Some configurations for well-known softwares follow.
For NGINX:
server {
listen 80;
server_name _;
# WebSocket
proxy_http_version 1.1;
proxy_set_header Upgrade $http_upgrade;
proxy_set_header Connection $http_connection;
proxy_read_timeout 1800;
proxy_send_timeout 1800;
proxy_set_header X-Forwarded-For $proxy_add_x_forwarded_for;
proxy_set_header X-Forwarded-Host $host:$server_port;
proxy_set_header X-Forwarded-Proto $scheme;
proxy_set_header X-Scheme $scheme
proxy_set_header Host $http_host;
location / {
proxy_pass https://$pvx_ip:443;
}
}
For HAProxy:
defaults
mode http
timeout client 30s
timeout server 30s
timeout connect 30s
timeout tunnel 30m # WebSocket
backend pvx
server pvx $pvx_ip:443 ssl verify none check weight 1
frontend pvx_http
bind 0.0.0.0:80
option forwardfor
http-request set-header X-Forwarded-Host %[req.hdr(Host)]

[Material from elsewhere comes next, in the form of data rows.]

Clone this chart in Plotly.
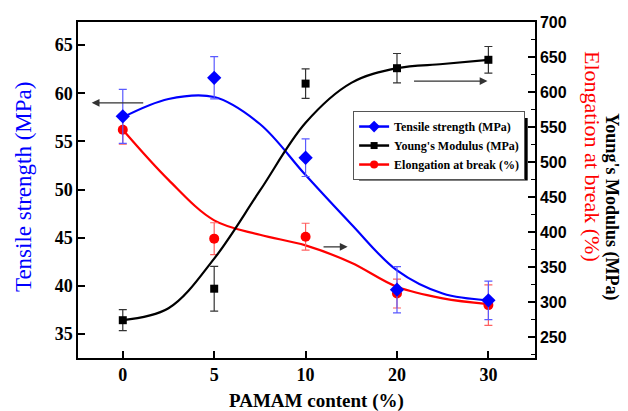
import plotly.graph_objects as go

# ---- data ----
categories = ["0", "5", "10", "20", "30"]
idx = [0, 1, 2, 3, 4]

tensile = [57.6, 61.6, 53.3, 39.6, 38.5]
tensile_err = [2.8, 2.2, 1.95, 2.4, 2.0]

young = [274, 319, 612, 634, 646]
young_err = [15, 32, 21, 21, 19]

elong = [56.2, 44.9, 45.1, 39.2, 38.0]
elong_err = [1.5, 1.65, 1.4, 1.5, 2.1]

# fitted (smooth) curves at category-index positions
fit_tensile_x = [0, 0.5, 1.0, 1.5, 2.0, 2.5, 3.0, 3.5, 4.0]
fit_tensile_y = [57.5, 59.4, 59.6, 56.8, 51.5, 46.4, 41.6, 39.2, 38.5]

fit_young_x = [0, 0.5, 1.0, 1.5, 2.0, 2.5, 3.0, 3.5, 4.0]
fit_young_y = [274, 291, 362, 459, 556, 613, 634, 640, 646]

fit_elong_x = [0, 0.5, 1.0, 1.5, 2.0, 2.5, 3.0, 3.5, 4.0]
fit_elong_y = [56.2, 51.0, 46.8, 45.3, 44.2, 42.4, 39.9, 38.7, 38.1]

BLUE = "#0000FF"
RED = "#FF0000"
BLACK = "#000000"
SERIF = "Liberation Serif"
SANS = "Liberation Sans"

fig = go.Figure()

# fit curves
fig.add_trace(go.Scatter(x=fit_tensile_x, y=fit_tensile_y, mode="lines",
                         line=dict(color=BLUE, width=2.2, shape="spline", smoothing=1.0),
                         showlegend=False, hoverinfo="skip"))
fig.add_trace(go.Scatter(x=fit_young_x, y=fit_young_y, mode="lines", yaxis="y2",
                         line=dict(color=BLACK, width=2.2, shape="spline", smoothing=1.0),
                         showlegend=False, hoverinfo="skip"))
fig.add_trace(go.Scatter(x=fit_elong_x, y=fit_elong_y, mode="lines",
                         line=dict(color=RED, width=2.2, shape="spline", smoothing=1.0),
                         showlegend=False, hoverinfo="skip"))

# data points with error bars
fig.add_trace(go.Scatter(x=idx, y=young, mode="markers", yaxis="y2",
                         marker=dict(symbol="square", size=8, color=BLACK),
                         error_y=dict(type="data", array=young_err, color="#333333",
                                      thickness=1.2, width=4),
                         showlegend=False))
fig.add_trace(go.Scatter(x=idx, y=elong, mode="markers",
                         marker=dict(symbol="circle", size=10, color=RED),
                         error_y=dict(type="data", array=elong_err, color="#FF6060",
                                      thickness=1.2, width=4),
                         showlegend=False))
fig.add_trace(go.Scatter(x=idx, y=tensile, mode="markers",
                         marker=dict(symbol="diamond", size=11, color=BLUE),
                         error_y=dict(type="data", array=tensile_err, color="#5A5AFF",
                                      thickness=1.2, width=4),
                         showlegend=False))

# legend entries
for name, col, sym, sz in [("Tensile strength (MPa)", BLUE, "diamond", 9),
                           ("Young's Modulus (MPa)", BLACK, "square", 7),
                           ("Elongation at break (%)", RED, "circle", 8)]:
    fig.add_trace(go.Scatter(x=[None], y=[None], mode="lines+markers",
                             name="<b>%s</b>" % name,
                             line=dict(color=col, width=2.5),
                             marker=dict(symbol=sym, size=sz, color=col)))

# legend shadow
fig.add_shape(type="rect", xref="paper", yref="paper",
              x0=0.615, x1=0.984, y0=0.528, y1=0.714,
              fillcolor="black", line=dict(width=0), layer="below")

# arrows
arrows = [
    dict(x=-0.34, y=59.0, ax=0.24, ay=59.0, yref="y", ayref="y"),
    dict(x=2.46, y=44.05, ax=2.18, ay=44.05, yref="y", ayref="y"),
    dict(x=3.99, y=615.6, ax=3.17, ay=615.6, yref="y2", ayref="y2"),
]
for a in arrows:
    fig.add_annotation(x=a["x"], y=a["y"], ax=a["ax"], ay=a["ay"],
                       xref="x", axref="x", yref=a["yref"], ayref=a["ayref"],
                       showarrow=True, arrowhead=2, arrowsize=1.2, arrowwidth=1.3,
                       arrowcolor="#333333", text="")

# axis titles as annotations
fig.add_annotation(text="Tensile strength (MPa)", xref="paper", yref="paper",
                   x=-0.118, y=0.509, xanchor="center", yanchor="middle",
                   textangle=-90, showarrow=False,
                   font=dict(family=SERIF, size=23, color=BLUE))
fig.add_annotation(text="Elongation at break (%)", xref="paper", yref="paper",
                   x=1.127, y=0.601, xanchor="center", yanchor="middle",
                   textangle=90, showarrow=False,
                   font=dict(family=SERIF, size=22, color=RED))
fig.add_annotation(text="<b>Young's Modulus (MPa)</b>", xref="paper", yref="paper",
                   x=1.168, y=0.449, xanchor="center", yanchor="middle",
                   textangle=90, showarrow=False,
                   font=dict(family=SERIF, size=18, color=BLACK))
fig.add_annotation(text="<b>PAMAM content (%)</b>", xref="paper", yref="paper",
                   x=0.521, y=-0.128, xanchor="center", yanchor="middle",
                   showarrow=False,
                   font=dict(family=SERIF, size=19, color=BLACK))

fig.update_layout(
    width=628, height=411,
    margin=dict(l=78, r=93, t=22, b=53),
    paper_bgcolor="white", plot_bgcolor="white",
    showlegend=True,
    legend=dict(x=0.602, y=0.735, xanchor="left", yanchor="top",
                bgcolor="white", bordercolor="#555555", borderwidth=1,
                font=dict(family=SERIF, size=12, color="black"),
                itemwidth=30, tracegroupgap=0),
    xaxis=dict(range=[-0.49, 4.51], tickmode="array", tickvals=idx,
               ticktext=["<b>%s</b>" % c for c in categories],
               showline=True, linecolor="black", linewidth=1.5, mirror=True,
               ticks="inside", ticklen=7, tickwidth=1.5, tickcolor="black",
               showgrid=False, zeroline=False,
               tickfont=dict(family=SERIF, size=18, color="black")),
    yaxis=dict(range=[32.51, 67.39], tickmode="array",
               tickvals=[35, 40, 45, 50, 55, 60, 65],
               ticktext=["<b>%d</b>" % v for v in [35, 40, 45, 50, 55, 60, 65]],
               showline=True, linecolor="black", linewidth=1.5,
               ticks="inside", ticklen=7, tickwidth=1.5, tickcolor="black",
               showgrid=False, zeroline=False,
               tickfont=dict(family=SERIF, size=18, color="black")),
    yaxis2=dict(range=[220, 700], overlaying="y", side="right", tickmode="array",
                tickvals=list(range(250, 701, 50)),
                ticktext=["<b>%d</b>" % v for v in range(250, 701, 50)],
                showline=True, linecolor="black", linewidth=1.5,
                ticks="inside", ticklen=7, tickwidth=1.5, tickcolor="black",
                minor=dict(tickvals=list(range(225, 700, 50)), ticks="inside",
                           ticklen=4, tickwidth=1.2, tickcolor="black"),
                showgrid=False, zeroline=False,
                tickfont=dict(family=SANS, size=16, color="black")),
)

fig.write_html("out.html")
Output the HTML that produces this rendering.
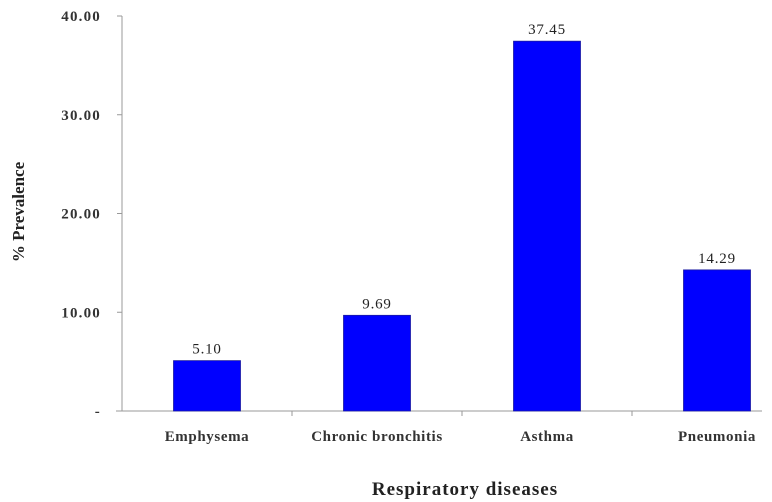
<!DOCTYPE html>
<html><head><meta charset="utf-8"><style>
html,body{margin:0;padding:0;background:#fff;}
svg{display:block;font-family:"Liberation Serif",serif;}
</style></head><body>
<svg id="chart" width="772" height="502" viewBox="0 0 772 502">
<g id="axes"></g><g id="bars"></g>
<text x="465" y="495" text-anchor="middle" font-size="19" font-weight="bold" letter-spacing="1" fill="#222">Respiratory diseases</text>
<text transform="translate(24,212) rotate(-90)" text-anchor="middle" font-size="17" font-weight="bold" fill="#222">% Prevalence</text>
</svg>
<script>
const categories=["Emphysema","Chronic bronchitis","Asthma","Pneumonia"];
const values=[5.10,9.69,37.45,14.29];
const valueLabels=["5.10","9.69","37.45","14.29"];
const yTicks=[0,10,20,30,40];
const yTickLabels=["-","10.00","20.00","30.00","40.00"];
const NS="http://www.w3.org/2000/svg";
const x0=122,band=170,y0=411,yTop=16,yMax=40,barW=67;
function y(v){return y0-(v/yMax)*(y0-yTop);}
function xc(i){return x0+band*i+band/2;}
function mk(t,a,p){const e=document.createElementNS(NS,t);for(const k in a)e.setAttribute(k,a[k]);p.appendChild(e);return e;}
const ax=document.getElementById('axes'),bg=document.getElementById('bars');
const yl=mk('line',{x1:x0,y1:yTop,x2:x0,y2:y0,stroke:'#999','stroke-width':1},ax);


const xl=mk('line',{x1:x0-6,y1:y0,x2:762,y2:y0,stroke:'#999','stroke-width':1},ax);


yTicks.forEach((v,i)=>{
 mk('line',{x1:x0-5,y1:y(v),x2:x0,y2:y(v),stroke:'#999'},ax);
 const t=mk('text',{x:x0-21,y:y(v)+5,'text-anchor':'end','font-size':15,'font-weight':'bold','letter-spacing':1.2,fill:'#333'},ax);
 t.textContent=yTickLabels[i];
 
 
});
categories.forEach((c,i)=>{
 if(i>0) mk('line',{x1:x0+band*i,y1:y0,x2:x0+band*i,y2:y0+5,stroke:'#999'},ax);
 const r=mk('rect',{x:xc(i)-barW/2,y:y(values[i]),width:barW,height:y0-y(values[i]),fill:'#0000ff',stroke:'#1a1aa0','stroke-width':0.8},bg);
 
 
 const vl=mk('text',{x:xc(i),y:y(values[i])-7,'text-anchor':'middle','font-size':15,'letter-spacing':0.8,fill:'#222'},bg);
 vl.textContent=valueLabels[i];
 
 
 const cl=mk('text',{x:xc(i),y:y0+30,'text-anchor':'middle','font-size':15,'font-weight':'bold','letter-spacing':0.6,fill:'#333'},bg);
 cl.textContent=c;
 
 
});
</script>
</body></html>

http-request set-header X-Forwarded-Proto https if { ssl_fc }
http-request set-header X-Forwarded-Proto http unless { ssl_fc }
http-request set-header X-Scheme https if { ssl_fc }
http-request set-header X-Scheme http unless { ssl_fc }
default_backend pvx
It is necessary to configure a long-enough timeout for WebSocket connections. The headers are necessary so the different applications can properly work; you may encounter strange behaviours if they are missing.
Obviously, these basic examples do not provide any security and they should be adapted to your requirements.